Will Wright’s ‘little god in a virtual world’ acceptance speech, too, was nice to see broadcast nationally, even if corned up (to Wright’s awkward, “oh!”) with a silver-painted bikini-clad girl in angel wings descending on a wire-swing to deliver the statue itself.

That about summed up the rest of the awards ceremony itself, and brings me nicely to the point…Spike seems so nervously and unwaveringly focused on such a laser-targeted demographic, that even I as a thirty-something white male felt a bit alienated, which seems like Spike’s biggest missed opportunity. It’s an extremely obvious point (and there likely weren’t many expecting otherwise), but bears repeating anyway, as encouragement to right the course in the future: they may have honed their network demographic, but obviously not gaming’s.

Your choice of IGN’s recent “55% of gamers polled were married, 48% have kids, and new gamers – those who have started playing videogames in the past two years – are 32 years old on average” or Pew’s recent “fifty percent of women and 55 percent of men play” shows that the audience could clearly be there for something a little, say, broader. Though edited down by the network, G4’s broadcast of this year’s far-less titillating (and musclebound) IGF Awards shows that the situation is improving and could reach critical mass soon.

But otherwise, highlights included the unlikely but long overdue coronation of Tim Schafer, brought in by chariot (pulled, of course, by another slate of bikini-clad models) to Jack Black/the hall’s chants of “Tim Freaking Schafer,” and the long-awaited unveiling of his new Brutal Legend trailer (above), and the introduction of the premiere teaser for EA’s new Dante’s Inferno game with a fantastically understated “it’s based on a book. *giggle*” by another of Spike’s choice of models.

Lowlights?
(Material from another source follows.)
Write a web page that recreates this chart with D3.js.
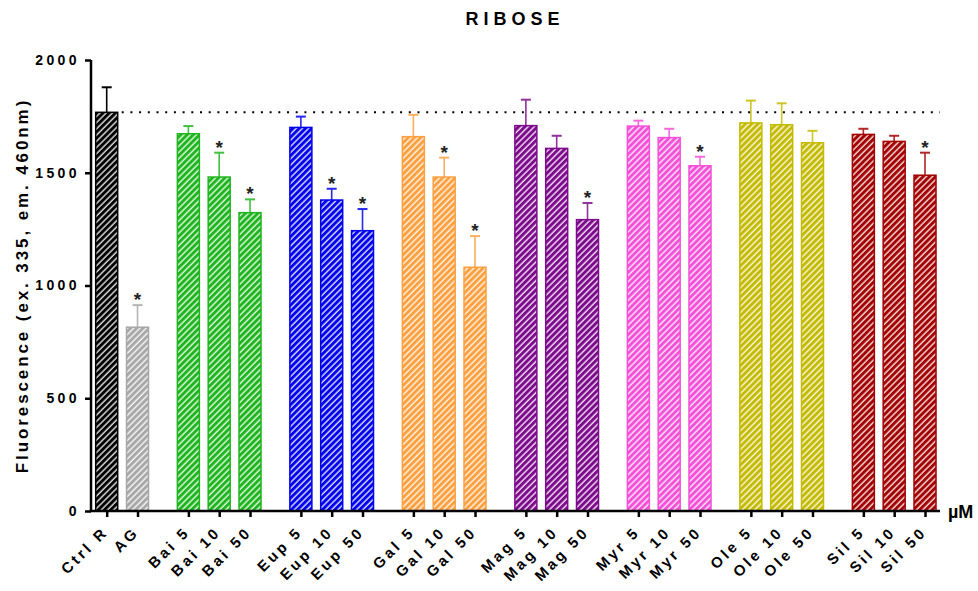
<!DOCTYPE html>
<html>
<head>
<meta charset="utf-8">
<script src="https://cdn.jsdelivr.net/npm/d3@7"></script>
<style>
  html, body { margin: 0; padding: 0; background: #fff; }
  svg { display: block; }
  text { font-family: "Liberation Sans", Arial, sans-serif; font-weight: bold; fill: #000; }
</style>
</head>
<body>
<svg id="chart" width="978" height="591"></svg>
<script>
// Fluorescence readings after ribose glycation, mean ± error, one bar per treatment
const categories = ["Ctrl R", "AG",
  "Bai 5", "Bai 10", "Bai 50",
  "Eup 5", "Eup 10", "Eup 50",
  "Gal 5", "Gal 10", "Gal 50",
  "Mag 5", "Mag 10", "Mag 50",
  "Myr 5", "Myr 10", "Myr 50",
  "Ole 5", "Ole 10", "Ole 50",
  "Sil 5", "Sil 10", "Sil 50"];
const groupIndex = [0, 0, 1, 1, 1, 2, 2, 2, 3, 3, 3, 4, 4, 4, 5, 5, 5, 6, 6, 6, 7, 7, 7];
const means = [1768, 815,
  1673, 1481, 1323,
  1701, 1379, 1243,
  1660, 1481, 1081,
  1709, 1608, 1292,
  1707, 1656, 1531,
  1721, 1713, 1633,
  1670, 1639, 1489];
const errors = [111, 98,
  34, 108, 59,
  48, 50, 96,
  97, 86, 138,
  115, 56, 74,
  24, 39, 40,
  99, 95, 53,
  25, 25, 100];
const significant = [false, true,
  false, true, true,
  false, true, true,
  false, true, true,
  false, false, true,
  false, false, true,
  false, false, false,
  false, false, true];
const barColors = ["#000000", "#a8a8a8",
  "#1fb51f", "#1fb51f", "#1fb51f",
  "#0000ee", "#0000ee", "#0000ee",
  "#ffa040", "#ffa040", "#ffa040",
  "#7d0a8c", "#7d0a8c", "#7d0a8c",
  "#f550d8", "#f550d8", "#f550d8",
  "#c4bb00", "#c4bb00", "#c4bb00",
  "#a30000", "#a30000", "#a30000"];
const yTicks = [0, 500, 1000, 1500, 2000];
const controlLevel = means[0];
const titleText = "RIBOSE";
const yTitle = "Fluorescence (ex. 335, em. 460nm)";
const unitText = "µM";

const svg = d3.select("#chart");

// Bars sit one unit apart, with an extra part-unit gap between treatment groups
const groupGap = 0.65;
const slot = categories.map((c, i) => i + groupIndex[i] * groupGap);
const x = d3.scaleLinear().domain([0, d3.max(slot)]).range([106.7, 925]);
const y = d3.scaleLinear().domain([0, 2000]).range([511, 60]);
const barW = 22;

const axisLeft = 91, axisRight = 940, axisBottom = y(0);

// Diagonal hatch pattern per colour
const defs = svg.append("defs");
const uniqueColors = Array.from(new Set(barColors));
uniqueColors.forEach((c, k) => {
  const p = defs.append("pattern")
    .attr("id", "hatch" + k)
    .attr("patternUnits", "userSpaceOnUse")
    .attr("width", 4.4).attr("height", 10)
    .attr("patternTransform", "rotate(45)");
  p.append("rect").attr("width", 4.4).attr("height", 10).attr("fill", c);
  p.append("line").attr("x1", 1).attr("x2", 1).attr("y1", 0).attr("y2", 10)
    .attr("stroke", "#fff").attr("stroke-width", 1.3).attr("stroke-opacity", 0.95);
});
const patternFor = c => "url(#hatch" + uniqueColors.indexOf(c) + ")";

// Title
svg.append("text")
  .attr("x", 515).attr("y", 25)
  .attr("text-anchor", "middle")
  .style("font-size", "18px")
  .style("letter-spacing", "5px")
  .text(titleText);

// Error bars, drawn in a lighter tint of the bar colour
const eb = svg.append("g");
categories.forEach((c, i) => {
  const cx = x(slot[i]);
  const top = y(means[i] + errors[i]);
  const col = i === 0 ? barColors[i] : d3.interpolateRgb(barColors[i], "#fff")(0.15);
  eb.append("line").attr("x1", cx).attr("x2", cx)
    .attr("y1", y(means[i])).attr("y2", top)
    .attr("stroke", col).attr("stroke-width", 1.6);
  eb.append("line").attr("x1", cx - 5).attr("x2", cx + 5)
    .attr("y1", top).attr("y2", top)
    .attr("stroke", col).attr("stroke-width", 2);
});

// Bars
svg.append("g").selectAll("rect")
  .data(categories)
  .join("rect")
  .attr("x", (d, i) => x(slot[i]) - barW / 2)
  .attr("y", (d, i) => y(means[i]))
  .attr("width", barW)
  .attr("height", (d, i) => y(0) - y(means[i]))
  .attr("fill", (d, i) => patternFor(barColors[i]))
  .attr("stroke", (d, i) => barColors[i])
  .attr("stroke-width", 1.5);

// Control reference line
svg.append("line")
  .attr("x1", x(slot[0]) + barW / 2 + 4).attr("x2", axisRight)
  .attr("y1", y(controlLevel)).attr("y2", y(controlLevel))
  .attr("stroke", "#000").attr("stroke-width", 2)
  .attr("stroke-dasharray", "2,6.7");

// Significance stars
svg.append("g").selectAll("text")
  .data(categories.filter((c, i) => significant[i]))
  .join("text")
  .attr("x", d => x(slot[categories.indexOf(d)]))
  .attr("y", d => { const i = categories.indexOf(d); return y(means[i] + errors[i]) + 1; })
  .attr("text-anchor", "middle")
  .style("font-size", "19px")
  .style("fill", "#222")
  .text("*");

// Y axis
const yAxis = svg.append("g").attr("transform", `translate(${axisLeft},0)`)
  .call(d3.axisLeft(y).tickValues(yTicks).tickSize(6).tickPadding(5).tickFormat(d3.format("d")));
yAxis.select(".domain").attr("stroke", "#000").attr("stroke-width", 2.5)
  .attr("d", `M0,${y(2000)}V${axisBottom}`);
yAxis.selectAll(".tick line").attr("stroke", "#000").attr("stroke-width", 2.5);
yAxis.selectAll(".tick text")
  .style("font-family", "'Liberation Sans', Arial, sans-serif")
  .style("font-weight", "bold")
  .style("font-size", "14px")
  .style("letter-spacing", "3.4px");

// X axis
const xAxis = svg.append("g").attr("transform", `translate(0,${axisBottom})`)
  .call(d3.axisBottom(x).tickValues(slot).tickSize(6).tickFormat((d, i) => categories[i]));
xAxis.select(".domain").attr("stroke", "#000").attr("stroke-width", 2.5)
  .attr("d", `M${axisLeft - 1.25},0H${axisRight}`);
xAxis.selectAll(".tick line").attr("stroke", "#000").attr("stroke-width", 2.5);
xAxis.selectAll(".tick text")
  .style("font-family", "'Liberation Sans', Arial, sans-serif")
  .style("font-weight", "bold")
  .style("font-size", "15px")
  .style("letter-spacing", "3.1px")
  .attr("text-anchor", "end")
  .attr("dy", null)
  .attr("transform", "translate(2,22) rotate(-45)")
  .attr("x", 0).attr("y", 0);

// Unit label at the end of the category axis
svg.append("text")
  .attr("x", 948).attr("y", axisBottom + 7)
  .style("font-size", "18px")
  .text(unitText);

// Y axis title
svg.append("text")
  .attr("transform", `translate(28,${(y(0) + y(2000)) / 2}) rotate(-90)`)
  .attr("text-anchor", "middle")
  .style("font-size", "17px")
  .style("letter-spacing", "2.9px")
  .text(yTitle);
</script>
</body>
</html>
Neil Patrick Harris’s oh-wait-he’s-not-hamming-he-actually-doesn’t-know-what’s-going-on de-announcement that World of Goo had won, and subsequent lack of any identifier other than programmer Ron Carmel’s name, who was able to save the day with a cardboard cutout mask of designer Kyle Gabler’s face, and the quick-speed through a half dozen or so awards which saw even Hideo Kojima snubbed from stage-time for 50 Cent and Mike Tyson (not to mention Debi Mae West [voice of MGS4‘s Meryl], who I nominated as much for her performance as the hope that someone from Joe Frank’s brilliant radio series might take to the stage at a games event).

But in the spirit of candle-lighting rather than darkness-cursing, it was, all in all, a better balanced show than last year’s, and here’s hoping the upward trend continues. Games themselves are sexier, smarter, more entertaining and more beautiful than they’ve been given credit for, and — presented correctly — every bit as deserving of screen time as the Hollywood-handsomes.